Знаешь, мама, здесь столько всего происходит, что и не перескажешь. Все перепутано и смещено, как во сне или в бреду или в фильме. Как будто я принял что-то… Но прошлое теперь тоже кажется нереальным, в этом-то и штука. Вот почему я не писал тебе с прошлой осени. Я даже стал забывать ваши с сестрой лица и то, какого она роста. А иногда мне снятся страшные сны, от которых я просыпаюсь с криком — мне снится, будто я вернулся и все хожу и хожу по кругу, езжу в метро по эскалатору с одной станции на другую, а вырваться не могу и уехать без иностранного паспорта тоже, а его украли. Что же ты со мной такое сделала, если мне страшно к тебе вернуться?! Так это, может, и к лучшему, что не помню лица. Да и ты не терзайся, не пиши мне так часто, будет легче. Здесь говорят: отпусти тех, кого любишь, окутай их розовым ярким светом и отпусти, как воздушный шар. Вон они летят — видишь, сколько их?
Случается, мы смотрим советские фильмы. И ты знаешь, они нам не нравятся. Особенно как актеры говорят. Что-то есть во всем этом искусственное, слащавое до ужаса. Все эти переживания — ты знаешь, я уже от них отвык. Так что пусть они меня не тревожат. У меня на это нет сил. Да и депрессия здесь — тоже нонсенс. Все равно что сидеть в окопе и жаловаться на плохое настроение. Не знаю, мама, нравится тебе это или нет, я даже не знаю, нравится ли это мне, но это единственный способ выжить.
Наши здесь все работают: актеры — официантами, инженеры — секретарями, режиссеры — столярами, художники… ну эти, как все художники, ждут, когда работу купят, воздерживаются от искуса легких денег. Вот такие дела. Все лучше, чем в Париже. Там, говорят, самый высокий процент самоубийств среди русской эмиграции. Один поэт перед тем как повеситься, сказал: хоть в Сибирь, в лагерь, но в Россию, пожалуйста. Ему отказали в возвращении. Ну так это был его конец… в Париже.
Местные спрашивают нас в основном о марксизме и системе Станиславского.

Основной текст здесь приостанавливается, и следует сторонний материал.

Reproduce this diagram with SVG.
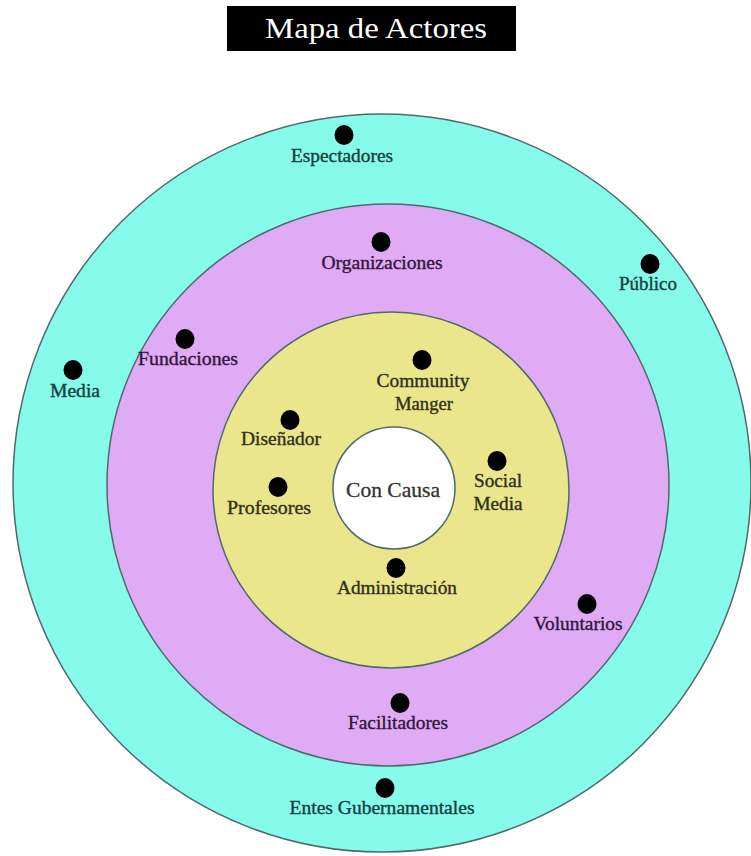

А мне нечего сказать. Хоть меня и воспитывали на марксистских догмах, но я был так же отчужден от его целей, как рабочий при капитализме отчужден от производимого им продукта. Что касается системы Станиславского, то мы жили по ней каждый день: вечно живая память о прошлых ранах и потерях, готовая в любую минуту выплеснуться наружу воплем эмоций, акцент на подлинных чувствах и переживаниях, импровизация в предлагаемых обстоятельствах, далеко загнанное внутрь „представление“ о каких-либо своих внешних проявлениях… Все так хорошо существовали по этой системе в своих домах, на улицах, в очередях, что истерические приступы стали знакомыми, привычными и обыденными. Вскоре нам уже было недостаточно видеть актера вопящим и рыдающим, как это делал накануне твой сосед по квартире, и режиссеры рванули на поиски новых форм и языка, который смог бы потрясти воображение. Нигде в мире так болезненно не относились к системе Станиславского, как в советском театре 70-х и 80-х, не отступая от нее ни на шаг. Советская жизнь никогда не была… элегантной.